> [AIM OF THE EXERCISE]:
Write the listing below out again exactly, dropping the images.

> [SOURCE DATA]:
[start]
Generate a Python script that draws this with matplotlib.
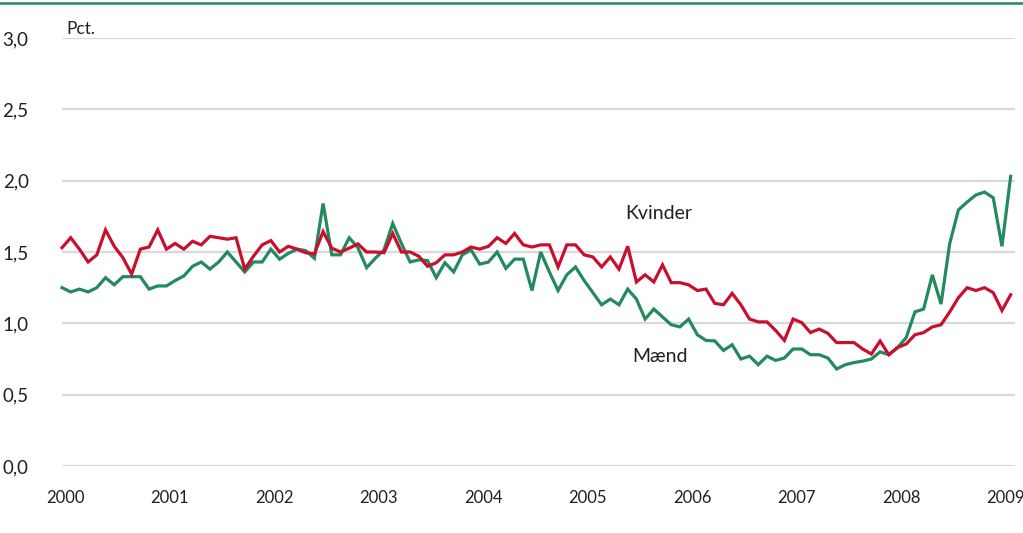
import matplotlib
matplotlib.use("Agg")
import matplotlib.pyplot as plt
from matplotlib.lines import Line2D
import numpy as np

# Monthly unemployment-related rate, Jan 2000 - Feb 2009 (Pct.)
kvinder = [
    1.53, 1.60, 1.52, 1.43, 1.48, 1.655, 1.54, 1.46, 1.345, 1.52, 1.535, 1.655,
    1.52, 1.56, 1.52, 1.575, 1.55, 1.61, 1.60, 1.59, 1.60, 1.38, 1.47, 1.55,
    1.58, 1.50, 1.54, 1.52, 1.495, 1.487, 1.643, 1.527, 1.50, 1.527, 1.557, 1.50,
    1.50, 1.495, 1.63, 1.50, 1.50, 1.47, 1.40, 1.425, 1.48, 1.48, 1.50, 1.535,
    1.52, 1.54, 1.60, 1.56, 1.63, 1.55, 1.535, 1.55, 1.55, 1.395, 1.55, 1.55,
    1.48, 1.465, 1.395, 1.465, 1.38, 1.54, 1.29, 1.34, 1.29, 1.41, 1.285, 1.285,
    1.27, 1.23, 1.24, 1.14, 1.13, 1.21, 1.13, 1.03, 1.01, 1.01, 0.95, 0.88,
    1.03, 1.005, 0.935, 0.96, 0.93, 0.865, 0.865, 0.865, 0.82, 0.785, 0.876, 0.78,
    0.83, 0.855, 0.92, 0.935, 0.975, 0.99, 1.08, 1.18, 1.25, 1.23, 1.25, 1.215,
    1.09, 1.20,
]
maend = [
    1.25, 1.22, 1.24, 1.22, 1.25, 1.32, 1.27, 1.327, 1.327, 1.327, 1.24, 1.262,
    1.262, 1.30, 1.332, 1.40, 1.43, 1.38, 1.43, 1.50, 1.43, 1.36, 1.43, 1.43,
    1.52, 1.45, 1.49, 1.52, 1.51, 1.456, 1.84, 1.48, 1.48, 1.60, 1.53, 1.39,
    1.456, 1.515, 1.70, 1.56, 1.43, 1.445, 1.44, 1.32, 1.425, 1.36, 1.48, 1.515,
    1.415, 1.43, 1.50, 1.385, 1.45, 1.45, 1.23, 1.50, 1.36, 1.23, 1.34, 1.395,
    1.30, 1.215, 1.13, 1.17, 1.13, 1.24, 1.17, 1.03, 1.10, 1.045, 0.99, 0.975,
    1.03, 0.92, 0.88, 0.877, 0.81, 0.85, 0.75, 0.77, 0.71, 0.77, 0.74, 0.757,
    0.82, 0.82, 0.78, 0.78, 0.757, 0.68, 0.71, 0.725, 0.735, 0.75, 0.80, 0.78,
    0.83, 0.90, 1.08, 1.10, 1.34, 1.135, 1.56, 1.795, 1.85, 1.90, 1.92, 1.88,
    1.54, 2.03,
]
years = ["2000", "2001", "2002", "2003", "2004", "2005", "2006", "2007", "2008", "2009"]
yticks = [0.0, 0.5, 1.0, 1.5, 2.0, 2.5, 3.0]
ytick_labels = ["0,0", "0,5", "1,0", "1,5", "2,0", "2,5", "3,0"]

RED = "#c8102e"
GREEN = "#238a5f"
TEXT = "#231f20"
FONT = ["Lato", "DejaVu Sans"]

fig = plt.figure(figsize=(10.23, 5.33), dpi=100)
ax = fig.add_axes([62 / 1023, 67 / 533, 953 / 1023, 428 / 533])

x = np.arange(len(kvinder))
for v in yticks:
    ax.axhline(v, color="#d9d9d9", lw=1.6, zorder=1)

ax.plot(x, maend, color=GREEN, lw=2.3, zorder=3, solid_joinstyle="miter", clip_on=False)
ax.plot(x, kvinder, color=RED, lw=2.3, zorder=4, solid_joinstyle="miter", clip_on=False)

ax.set_xlim(0, 109.5)
ax.set_ylim(0, 3.0)
for s in ax.spines.values():
    s.set_visible(False)
ax.tick_params(length=0)
ax.set_yticks(yticks)
ax.set_yticklabels(ytick_labels, fontsize=13.5, color=TEXT, family=FONT)
ax.tick_params(axis="y", pad=24)
ax.set_xticks([12 * i + 0.4 for i in range(len(years))])
ax.set_xticklabels(years, fontsize=12, color=TEXT, family=FONT)
ax.tick_params(axis="x", pad=17)

ax.text(0.45, 3.01, "Pct.", fontsize=12.5, color=TEXT, family=FONT,
        ha="left", va="bottom")
ax.text(68.6, 1.767, "Kvinder", fontsize=14, color=TEXT, family=FONT,
        ha="center", va="center")
ax.text(68.7, 0.77, "Mænd", fontsize=14, color=TEXT, family=FONT,
        ha="center", va="center")

fig.add_artist(Line2D([0, 1], [1 - 3 / 533, 1 - 3 / 533], transform=fig.transFigure,
                      color=GREEN, lw=1.8))

fig.savefig("out.png", dpi=100)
[end]
> [REPLY TO THE TASK]:
Generate a Python script that draws this with matplotlib.
import matplotlib
matplotlib.use("Agg")
import matplotlib.pyplot as plt
from matplotlib.lines import Line2D
import numpy as np

# Monthly unemployment-related rate, Jan 2000 - Feb 2009 (Pct.)
kvinder = [
    1.53, 1.60, 1.52, 1.43, 1.48, 1.655, 1.54, 1.46, 1.345, 1.52, 1.535, 1.655,
    1.52, 1.56, 1.52, 1.575, 1.55, 1.61, 1.60, 1.59, 1.60, 1.38, 1.47, 1.55,
    1.58, 1.50, 1.54, 1.52, 1.495, 1.487, 1.643, 1.527, 1.50, 1.527, 1.557, 1.50,
    1.50, 1.495, 1.63, 1.50, 1.50, 1.47, 1.40, 1.425, 1.48, 1.48, 1.50, 1.535,
    1.52, 1.54, 1.60, 1.56, 1.63, 1.55, 1.535, 1.55, 1.55, 1.395, 1.55, 1.55,
    1.48, 1.465, 1.395, 1.465, 1.38, 1.54, 1.29, 1.34, 1.29, 1.41, 1.285, 1.285,
    1.27, 1.23, 1.24, 1.14, 1.13, 1.21, 1.13, 1.03, 1.01, 1.01, 0.95, 0.88,
    1.03, 1.005, 0.935, 0.96, 0.93, 0.865, 0.865, 0.865, 0.82, 0.785, 0.876, 0.78,
    0.83, 0.855, 0.92, 0.935, 0.975, 0.99, 1.08, 1.18, 1.25, 1.23, 1.25, 1.215,
    1.09, 1.20,
]
maend = [
    1.25, 1.22, 1.24, 1.22, 1.25, 1.32, 1.27, 1.327, 1.327, 1.327, 1.24, 1.262,
    1.262, 1.30, 1.332, 1.40, 1.43, 1.38, 1.43, 1.50, 1.43, 1.36, 1.43, 1.43,
    1.52, 1.45, 1.49, 1.52, 1.51, 1.456, 1.84, 1.48, 1.48, 1.60, 1.53, 1.39,
    1.456, 1.515, 1.70, 1.56, 1.43, 1.445, 1.44, 1.32, 1.425, 1.36, 1.48, 1.515,
    1.415, 1.43, 1.50, 1.385, 1.45, 1.45, 1.23, 1.50, 1.36, 1.23, 1.34, 1.395,
    1.30, 1.215, 1.13, 1.17, 1.13, 1.24, 1.17, 1.03, 1.10, 1.045, 0.99, 0.975,
    1.03, 0.92, 0.88, 0.877, 0.81, 0.85, 0.75, 0.77, 0.71, 0.77, 0.74, 0.757,
    0.82, 0.82, 0.78, 0.78, 0.757, 0.68, 0.71, 0.725, 0.735, 0.75, 0.80, 0.78,
    0.83, 0.90, 1.08, 1.10, 1.34, 1.135, 1.56, 1.795, 1.85, 1.90, 1.92, 1.88,
    1.54, 2.03,
]
years = ["2000", "2001", "2002", "2003", "2004", "2005", "2006", "2007", "2008", "2009"]
yticks = [0.0, 0.5, 1.0, 1.5, 2.0, 2.5, 3.0]
ytick_labels = ["0,0", "0,5", "1,0", "1,5", "2,0", "2,5", "3,0"]

RED = "#c8102e"
GREEN = "#238a5f"
TEXT = "#231f20"
FONT = ["Lato", "DejaVu Sans"]

fig = plt.figure(figsize=(10.23, 5.33), dpi=100)
ax = fig.add_axes([62 / 1023, 67 / 533, 953 / 1023, 428 / 533])

x = np.arange(len(kvinder))
for v in yticks:
    ax.axhline(v, color="#d9d9d9", lw=1.6, zorder=1)

ax.plot(x, maend, color=GREEN, lw=2.3, zorder=3, solid_joinstyle="miter", clip_on=False)
ax.plot(x, kvinder, color=RED, lw=2.3, zorder=4, solid_joinstyle="miter", clip_on=False)

ax.set_xlim(0, 109.5)
ax.set_ylim(0, 3.0)
for s in ax.spines.values():
    s.set_visible(False)
ax.tick_params(length=0)
ax.set_yticks(yticks)
ax.set_yticklabels(ytick_labels, fontsize=13.5, color=TEXT, family=FONT)
ax.tick_params(axis="y", pad=24)
ax.set_xticks([12 * i + 0.4 for i in range(len(years))])
ax.set_xticklabels(years, fontsize=12, color=TEXT, family=FONT)
ax.tick_params(axis="x", pad=17)

ax.text(0.45, 3.01, "Pct.", fontsize=12.5, color=TEXT, family=FONT,
        ha="left", va="bottom")
ax.text(68.6, 1.767, "Kvinder", fontsize=14, color=TEXT, family=FONT,
        ha="center", va="center")
ax.text(68.7, 0.77, "Mænd", fontsize=14, color=TEXT, family=FONT,
        ha="center", va="center")

fig.add_artist(Line2D([0, 1], [1 - 3 / 533, 1 - 3 / 533], transform=fig.transFigure,
                      color=GREEN, lw=1.8))

fig.savefig("out.png", dpi=100)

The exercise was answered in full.